“Same answer as the last two times,” Edmund rolls his eyes and goes back to his computer screen to study the latest computer model the aerodynamic team sent up.
Edmund Lloyd’s been our chief engineer since I came to Imperium as a teenager. He’s an old-school kind of guy who cut his teeth in the Formula 1 of years past. He’s worked with legends of the sport and is a traditionalist who preferred the old ways of doing things. He’d rather have raw horsepower than hybrid engines. “There’s no replacement for displacement,” is his favorite mantra. We’ve all heard it ad nauseam over the years.
Every year that F1 introduces different technical rules that he has to adapt to, he loses more hair. This year, it’s a new tire manufacturer, Concordia, that has his hairline receding even further, and the shiny bald spot on the top of his head has grown exponentially. The whole team has been struggling to get the most performance out of Concordia rubber.
I don’t pretend to understand it all. I drive the car and can tell them what feels right, how the car reacts and responds to me. But why? I leave that to smarter people.
People like Edmund Lloyd and Emily Walker.
“I still don’t understand this,” Edmund raises one eyebrow at me suspiciously. “Just a friend from high school, but you’re going to wear a path through the floor with your pacing. Since when do you pace?”
I stand up straight and crack my neck.
Get a grip, asshole.
I don’t understand what the hell I’m doing either. I should have thought this through better. I should have gotten my ducks in a row first.
Ever since Emily moved to the UK ten months ago, I’ve been on edge, out of sorts. She’s throwing a wrench into my system, disrupting all the ways I’ve occupied my mind over the last six years.
Why did she move here?
I may have casually mentioned Emily to Edmund after one of the latest meetings discussing why the new tires suck and they talked about bringing an expert aboard. The tires are degrading, wearing down, quicker and more explosively than they should. We just can’t get them to work right. I may have left him a copy of the research paper Emily wrote at Cambridge. I didn’t understand half of it, but our factory engineers were salivating over it.
I wasn’t expecting Edmund to know the Professor Emily worked with on the paper and to line up an interview with her today. This was all abysmal planning on my part. What did I think would happen? What was I even hoping for?
I was bad for her then. I’ll be worse for her now.
But, like a selfish prick, like someone possessed by a cosmic pull, I can’t stay away from her.
Not when she’s an hour away from me in her little two-bedroom apartment on the fourth floor just off the university campus. Not when she goes out with some asshole for dinner or drinks or coffee and lets him kiss her goodnight. Giggles at some bullshit line that he feeds her, smiles at him like she used to smile at me.
Oceans separated us before. Damn good reasons separated us.
But now?
My neck is stiff, and I crack it again.
It’s 9:01, and she isn’t here. She isn’t coming. Emily Walker is not a person who shows up late.
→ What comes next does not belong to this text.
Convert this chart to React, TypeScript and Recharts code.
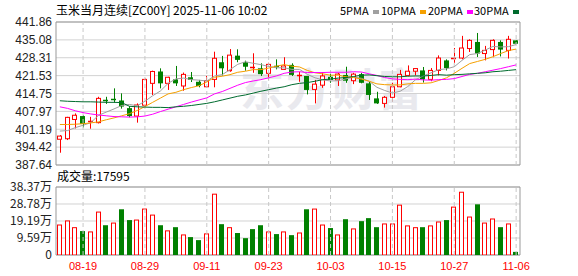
import React from "react";
import {
  ComposedChart,
  Bar,
  Line,
  XAxis,
  YAxis,
  CartesianGrid,
  ReferenceLine,
  ReferenceArea,
} from "recharts";

const dates = [
  "08-14", "08-15", "08-18", "08-19", "08-20", "08-21", "08-22", "08-25", "08-26", "08-27",
  "08-28", "08-29", "09-02", "09-03", "09-04", "09-05", "09-08", "09-09", "09-10", "09-11",
  "09-12", "09-15", "09-16", "09-17", "09-18", "09-19", "09-22", "09-23", "09-24", "09-25",
  "09-26", "09-29", "09-30", "10-01", "10-02", "10-03", "10-06", "10-07", "10-08", "10-09",
  "10-10", "10-13", "10-14", "10-15", "10-16", "10-17", "10-20", "10-21", "10-22", "10-23",
  "10-24", "10-27", "10-28", "10-29", "10-30", "10-31", "11-03", "11-04", "11-05", "11-06",
];

const opens = [
  397.4, 397.6, 404.9, 406.2, 403.9, 403.7, 412.1, 412.8, 412.1, 409.2,
  406.2, 410.3, 418.6, 423.1, 418.6, 420.1, 417.6, 420.9, 419.2, 417.3,
  420.1, 426.6, 423.4, 429.1, 426.6, 424.6, 424.3, 422.4, 425.0, 423.9,
  425.6, 421.7, 421.4, 416.3, 417.9, 421.1, 419.9, 421.8, 419.6, 422.1,
  418.6, 412.9, 411.0, 413.3, 417.3, 421.6, 423.2, 423.5, 420.1, 423.5,
  427.3, 427.7, 428.2, 431.8, 434.3, 429.9, 431.4, 434.3, 431.1, 434.9,
];
const highs = [
  399.0, 405.9, 407.2, 406.5, 405.9, 413.5, 413.5, 416.7, 414.8, 410.0,
  411.0, 420.4, 423.4, 424.3, 421.1, 425.2, 422.7, 422.9, 419.9, 421.4,
  430.6, 429.0, 431.6, 431.5, 427.2, 430.0, 426.2, 426.4, 427.7, 428.5,
  426.2, 423.0, 421.4, 419.9, 422.8, 423.0, 422.6, 424.9, 422.6, 422.6,
  419.2, 415.4, 413.8, 418.8, 423.7, 425.4, 424.2, 424.8, 424.4, 429.2,
  427.7, 432.0, 436.6, 435.3, 437.7, 432.8, 435.3, 434.9, 436.6, 434.9,
];
const lows = [
  392.3, 397.1, 401.5, 401.9, 401.4, 403.4, 410.8, 411.3, 409.0, 405.7,
  403.7, 410.0, 414.2, 416.7, 416.1, 417.6, 415.8, 419.1, 417.1, 417.1,
  417.1, 421.6, 423.0, 426.6, 423.4, 422.6, 421.4, 419.9, 423.9, 423.7,
  421.4, 419.2, 414.4, 411.0, 416.9, 418.8, 417.6, 418.8, 418.3, 418.6,
  412.3, 410.8, 409.4, 411.6, 417.1, 421.3, 421.6, 418.9, 419.4, 421.6,
  423.5, 426.4, 427.7, 430.5, 428.6, 427.3, 428.5, 428.8, 428.0, 433.6,
];
const closes = [
  398.6, 405.7, 406.5, 403.2, 404.4, 412.9, 411.6, 412.4, 409.8, 406.2,
  410.4, 420.1, 423.1, 418.6, 420.9, 418.6, 422.0, 419.9, 417.6, 419.6,
  428.1, 424.3, 429.3, 427.5, 424.9, 424.8, 422.1, 425.8, 424.8, 425.2,
  421.8, 421.9, 416.1, 418.3, 421.4, 419.9, 422.1, 419.6, 422.1, 418.8,
  414.2, 411.0, 413.3, 417.3, 422.0, 423.2, 424.2, 420.1, 423.5, 428.2,
  424.4, 428.2, 432.0, 434.9, 429.9, 431.1, 434.9, 431.4, 435.3, 433.6,
];

// 万手
const volumes = [
  17.2, 19.5, 15.7, 13.5, 13.3, 24.5, 16.8, 18.3, 25.8, 19.7,
  20.0, 26.2, 22.8, 16.8, 13.9, 15.7, 11.6, 10.1, 8.4, 12.2,
  34.6, 17.4, 15.7, 12.4, 9.5, 14.6, 16.8, 13.3, 11.8, 13.3,
  11.2, 12.7, 25.8, 26.2, 17.2, 15.2, 11.6, 20.2, 15.0, 19.1,
  20.8, 15.7, 17.8, 17.8, 28.4, 16.7, 15.7, 15.7, 16.7, 18.9,
  19.7, 27.3, 35.7, 21.7, 28.6, 18.3, 20.6, 15.7, 17.8, 1.76,
];

const ma5 = [
  400.5, 400.7, 401.8, 402.7, 403.7, 406.5, 407.7, 408.9, 410.2, 410.6,
  410.1, 411.8, 413.9, 415.7, 418.6, 420.3, 420.6, 420.0, 419.8, 419.5,
  421.4, 421.9, 423.8, 425.8, 426.8, 426.2, 425.7, 425.0, 424.5, 424.5,
  423.9, 423.9, 422.0, 420.7, 419.9, 419.5, 419.6, 420.3, 421.0, 420.5,
  419.4, 417.1, 415.9, 414.9, 415.6, 417.4, 420.0, 421.4, 422.6, 423.8,
  424.1, 424.9, 427.3, 429.5, 429.9, 431.2, 432.6, 432.4, 432.5, 433.3,
];
const ma10 = [
  403.0, 403.0, 403.1, 403.3, 403.6, 404.0, 404.8, 405.5, 406.3, 407.1,
  408.3, 409.8, 411.4, 413.0, 414.6, 415.2, 416.2, 417.0, 417.7, 419.1,
  420.9, 421.3, 421.9, 422.8, 423.2, 423.8, 423.8, 424.4, 425.1, 425.7,
  425.1, 424.8, 423.5, 422.6, 422.2, 421.7, 421.7, 421.1, 420.8, 420.2,
  419.4, 418.4, 418.1, 418.0, 418.0, 418.4, 418.6, 418.6, 418.8, 419.7,
  420.7, 422.4, 424.3, 426.1, 426.9, 427.7, 428.7, 429.9, 431.0, 431.6,
];
const ma20 = [
  409.7, 409.1, 408.2, 407.5, 407.0, 406.6, 406.3, 406.0, 405.9, 405.8,
  405.9, 406.2, 406.9, 407.9, 408.8, 409.7, 410.6, 411.5, 412.3, 413.1,
  414.6, 415.5, 416.7, 417.9, 418.9, 419.5, 420.0, 420.7, 421.4, 422.4,
  422.9, 423.0, 422.7, 422.7, 422.7, 422.8, 422.8, 422.8, 423.0, 422.9,
  422.2, 421.6, 420.8, 420.3, 420.1, 420.0, 420.2, 419.9, 419.8, 420.0,
  420.1, 420.4, 421.2, 422.0, 422.4, 423.0, 423.6, 424.2, 424.9, 425.6,
];
const ma30 = [
  412.0, 411.8, 411.7, 411.6, 411.6, 411.5, 411.4, 411.4, 411.3, 409.9,
  409.7, 409.6, 409.5, 409.5, 409.4, 409.7, 409.9, 410.2, 410.6, 411.0,
  411.6, 412.3, 413.0, 413.7, 414.2, 414.9, 415.6, 416.2, 416.8, 417.3,
  418.1, 418.6, 418.9, 419.4, 420.0, 420.2, 420.6, 420.8, 421.2, 421.7,
  421.8, 421.5, 421.2, 421.1, 421.1, 421.3, 421.4, 421.4, 421.6, 421.9,
  421.7, 421.9, 422.0, 422.2, 422.4, 422.6, 423.0, 423.2, 423.5, 423.8,
];

const priceTicks = [387.64, 394.42, 401.19, 407.97, 414.75, 421.53, 428.31, 435.08, 441.86];
const volTicks = [0, 9.59, 19.19, 28.78, 38.37];
const labelDates = ["08-19", "08-29", "09-11", "09-23", "10-03", "10-15", "10-27", "11-06"];

const RED = "#ff0000";
const GREEN = "#008000";
const FRAME = "#999999";
const GRID = "#d2d2d2";
const MA_COLORS = ["#a0a0a0", "#f5a000", "#ff00ff", "#006b2e"];
const FONT = "'Liberation Sans', Arial, sans-serif";
const CJK = "'Noto Sans CJK SC', 'Liberation Sans', sans-serif";

const priceData = dates.map((d, i) => ({
  date: d,
  range: [lows[i], highs[i]],
  open: opens[i],
  close: closes[i],
  high: highs[i],
  low: lows[i],
  ma5: ma5[i],
  ma10: ma10[i],
  ma20: ma20[i],
  ma30: ma30[i],
}));

const volData = dates.map((d, i) => ({
  date: d,
  vol: volumes[i],
  up: i === 0 ? closes[i] >= opens[i] : closes[i] >= closes[i - 1],
}));

const Candle = (props: any) => {
  const { x, y, width, height, payload } = props;
  if (!payload) return null;
  const { open, close, high, low } = payload;
  const top = Math.min(y, y + height);
  const h = Math.abs(height);
  const per = h / (high - low || 1);
  const yOf = (v: number) => top + (high - v) * per;
  const up = close >= open;
  const color = up ? RED : GREEN;
  const cx = Math.round(x + width / 2) + 0.5;
  const bTop = yOf(Math.max(open, close));
  const bBot = yOf(Math.min(open, close));
  const left = Math.round(x + width / 2 - 2.5);
  return (
    <g>
      <line x1={cx} x2={cx} y1={top} y2={top + h} stroke={color} strokeWidth={1} />
      {bBot - bTop < 1.5 ? (
        <line x1={left} x2={left + 5} y1={Math.round(bTop) + 0.5} y2={Math.round(bTop) + 0.5} stroke={color} strokeWidth={1.5} />
      ) : up ? (
        <rect x={left + 0.5} y={bTop} width={4} height={bBot - bTop} fill="#fff" stroke={color} strokeWidth={1} />
      ) : (
        <rect x={left} y={bTop} width={5} height={bBot - bTop} fill={color} />
      )}
    </g>
  );
};

const VolBar = (props: any) => {
  const { x, y, width, height, payload } = props;
  if (!payload) return null;
  const top = Math.min(y, y + height);
  const h = Math.abs(height);
  const left = Math.round(x + width / 2 - 2.5);
  if (payload.up) {
    return <rect x={left + 0.5} y={top + 0.5} width={4} height={Math.max(h - 0.5, 0)} fill="#fff" stroke={RED} strokeWidth={1} />;
  }
  return <rect x={left} y={top} width={5} height={h} fill={GREEN} />;
};

const legendItems = [
  { label: "5PMA", x: 340, color: MA_COLORS[0] },
  { label: "10PMA", x: 381, color: MA_COLORS[1] },
  { label: "20PMA", x: 428, color: MA_COLORS[2] },
  { label: "30PMA", x: 474, color: MA_COLORS[3] },
];

const App = () => {
  return (
    <div style={{ position: "absolute", left: 0, top: 0, width: 578, height: 276, background: "#fff", overflow: "hidden" }}>
      <div
        style={{
          position: "absolute",
          left: 240,
          top: 62,
          fontFamily: CJK,
          fontSize: 44,
          fontWeight: 700,
          color: "#e9e9ee",
          letterSpacing: 2,
          lineHeight: "50px",
        }}
      >
        东方财富
      </div>
      <div style={{ position: "absolute", left: 56, top: 3, fontFamily: CJK, fontSize: 12, lineHeight: "14px", color: "#000", whiteSpace: "nowrap" }}>
        玉米当月连续[ZC00Y] 2025-11-06 10:02
      </div>
      {legendItems.map((it) => (
        <div key={it.label} style={{ position: "absolute", left: it.x, top: 3, fontFamily: CJK, fontSize: 11, lineHeight: "14px", color: "#000", whiteSpace: "nowrap" }}>
          {it.label}
          <span style={{ display: "inline-block", width: 6, height: 4, background: it.color, marginLeft: 4, verticalAlign: "middle" }} />
        </div>
      ))}
      <div style={{ position: "absolute", left: 0, top: 0 }}>
        <ComposedChart width={578} height={176} data={priceData} margin={{ top: 22, right: 58, bottom: 11, left: 0 }} barSize={5}>
          <CartesianGrid horizontal vertical={false} stroke={GRID} />
          <XAxis dataKey="date" hide />
          <YAxis
            domain={[priceTicks[0], priceTicks[priceTicks.length - 1]]}
            ticks={priceTicks}
            width={56}
            axisLine={false}
            tickLine={false}
            tickSize={2}
            tickMargin={2}
            allowDataOverflow
            interval={0}
            tick={{ fontSize: 12, fill: "#222", fontFamily: FONT }}
            tickFormatter={(v: number) => v.toFixed(2)}
          />
          {labelDates.map((d) => (
            <ReferenceLine key={d} x={d} stroke="#c8c8c8" strokeDasharray="4 3" />
          ))}
          <ReferenceArea y1={priceTicks[0]} y2={priceTicks[priceTicks.length - 1]} fill="none" stroke={FRAME} strokeWidth={1} fillOpacity={0} />
          <Bar dataKey="range" shape={Candle} isAnimationActive={false} />
          <Line dataKey="ma5" stroke={MA_COLORS[0]} strokeWidth={1} dot={false} isAnimationActive={false} />
          <Line dataKey="ma10" stroke={MA_COLORS[1]} strokeWidth={1} dot={false} isAnimationActive={false} />
          <Line dataKey="ma20" stroke={MA_COLORS[2]} strokeWidth={1} dot={false} isAnimationActive={false} />
          <Line dataKey="ma30" stroke={MA_COLORS[3]} strokeWidth={1} dot={false} isAnimationActive={false} />
        </ComposedChart>
      </div>
      <div style={{ position: "absolute", left: 57, top: 169, fontFamily: CJK, fontSize: 12, lineHeight: "14px", color: "#000", whiteSpace: "nowrap" }}>
        成交量:17595
      </div>
      <div style={{ position: "absolute", left: 0, top: 165 }}>
        <ComposedChart width={578} height={111} data={volData} margin={{ top: 22, right: 58, bottom: 0, left: 0 }} barSize={5}>
          <CartesianGrid horizontal vertical={false} stroke={GRID} />
          <XAxis
            dataKey="date"
            ticks={labelDates}
            interval={0}
            height={21}
            axisLine={false}
            tickLine={false}
            tickSize={4}
            tickMargin={3}
            tick={{ fontSize: 11, fill: RED, fontFamily: FONT }}
          />
          <YAxis
            domain={[0, volTicks[volTicks.length - 1]]}
            ticks={volTicks}
            width={56}
            axisLine={false}
            tickLine={false}
            tickSize={2}
            tickMargin={2}
            allowDataOverflow
            interval={0}
            tick={{ fontSize: 12, fill: "#222", fontFamily: CJK }}
            tickFormatter={(v: number) => (v === 0 ? "0" : v.toFixed(2) + "万")}
          />
          {labelDates.map((d) => (
            <ReferenceLine key={d} x={d} stroke="#c8c8c8" strokeDasharray="4 3" />
          ))}
          <ReferenceArea y1={0} y2={volTicks[volTicks.length - 1]} fill="none" stroke={FRAME} strokeWidth={1} fillOpacity={0} />
          <Bar dataKey="vol" shape={VolBar} isAnimationActive={false} />
        </ComposedChart>
      </div>
    </div>
  );
};

export default App;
Hell with this. I need this shit like a hole in the head.
It is what it is, it’s not meant to be. I am who I am, God knows I can’t change it. And Emily shouldn’t be with me now any more than she should have been years ago. No matter how much I want her.
“I need to be in the simulator. Sorry about the no show,” I tell Edmund.
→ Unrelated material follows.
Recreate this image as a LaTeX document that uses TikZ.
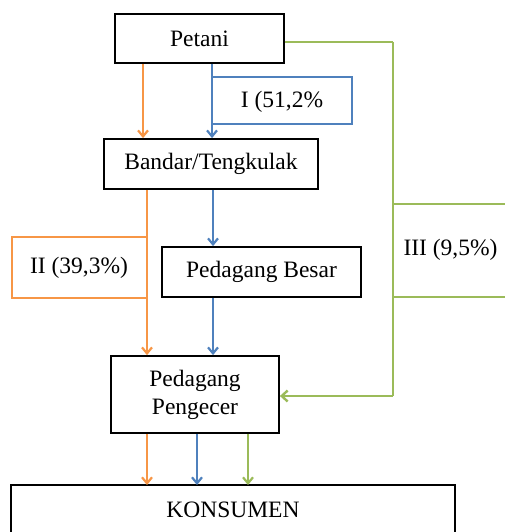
\documentclass[tikz,border=0pt]{standalone}
\usepackage{fontspec}
\setmainfont{Liberation Serif}
\usetikzlibrary{arrows.meta}
\definecolor{corange}{HTML}{F79646}
\definecolor{cblue}{HTML}{4F81BD}
\definecolor{cgreen}{HTML}{9BBB59}
\begin{document}
\begin{tikzpicture}[x=1pt,y=-1pt,
  every node/.style={font=\fontsize{23.5}{28}\selectfont},
  box/.style={draw=black,line width=1.8pt,inner sep=0pt,align=center},
  lbl/.style={line width=1.7pt,inner sep=0pt},
  flow/.style={line width=1.8pt,-{Straight Barb[length=6pt,width=10pt,line width=2.2pt]}},
  ln/.style={line width=1.8pt}]
\useasboundingbox (0,0) rectangle (505,532);
% label boxes (drawn first)
\draw[lbl,draw=cblue] (212,77) rectangle (352,124);
\node (l1) at (282,102) {I (51,2\%};
\draw[lbl,draw=corange] (12,237) rectangle (147,298);
\node (l2) at (79,268) {II (39,3\%)};
\draw[lbl,draw=cgreen] (393,204) -- (520,204);
\draw[lbl,draw=cgreen] (393,297) -- (520,297);
\node[anchor=west] (l3) at (400,250) {III (9,5\%)};
% main nodes
\node[box,minimum width=169pt,minimum height=49pt] (pet) at (199.5,38.5) {Petani};
\node[box,minimum width=214pt,minimum height=50pt] (ban) at (211,164) {Bandar/Tengkulak};
\node[box,minimum width=199pt,minimum height=50pt] (bes) at (261.5,272) {Pedagang Besar};
\node[box,minimum width=168pt,minimum height=77pt] (pen) at (195,394.5) {Pedagang\\Pengecer};
\draw[line width=1.8pt] (11,545) -- (11,485) -- (455,485) -- (455,545);
\coordinate (kon) at (233,485);
\node (kt) at (233,510) {KONSUMEN};
% coordinates for connectors
\coordinate (o1) at (143,0);
\coordinate (b1) at (212,0);
\coordinate (o2) at (147,0);
\coordinate (b2) at (213,0);
\coordinate (g1) at (393,42);
\coordinate (g2) at (393,396);
\coordinate (k1) at (147,0);
\coordinate (k2) at (197,0);
\coordinate (k3) at (248,0);
% connectors
\draw[flow,corange] (pet.south -| o1) -- (ban.north -| o1);
\draw[flow,cblue] (pet.south -| b1) -- (ban.north -| b1);
\draw[flow,corange] (ban.south -| o2) -- (pen.north -| o2);
\draw[flow,cblue] (ban.south -| b2) -- (bes.north -| b2);
\draw[flow,cblue] (bes.south -| b2) -- (pen.north -| b2);
\draw[cgreen,line width=2.6pt] (pet.east |- g1) -- (g1);
\draw[cgreen,line width=1.8pt] (g1) -- (g2);
\draw[cgreen,line width=2.6pt,-{Straight Barb[length=6pt,width=11pt,line width=2.4pt]}] (g2) -- (pen.east |- g2);
\draw[flow,corange] (pen.south -| k1) -- (kon -| k1);
\draw[flow,cblue] (pen.south -| k2) -- (kon -| k2);
\draw[flow,cgreen] (pen.south -| k3) -- (kon -| k3);
\end{tikzpicture}
\end{document}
He shrugs, never looking up from his computer, and I leave his office to make my way downstairs to the Sim. I push the elevator button repeatedly before I give up and take the stairs to my left.
“Sim time, dickhead,” Dante, my teammate, pops out of an office and slugs me in the shoulder.
“Heading down now. Hurry up so I can kick your ass, as usual.”
Dante faux l
aughs and points at me like the concept is hilarious to him as we head into the stairwell. Dante and I came up through the Junior Driver Program together, and we get along better than most teammates, considering our job is to beat the other one every race.
On the track, we fight like hell, but off, we’ve become damn good friends. I had no one when I left Florida. Despite Dante being from Italy and having a huge Italian family who dotes on him like he’s the chosen one, we have a lot in common. We both grew up here, thrown into the ring as boys, and left to our own devices and coaches to become men.
“Ciao, Evelyn,” Dante croons and winks at one of the office staff who’s walking up the stairs as we walk down.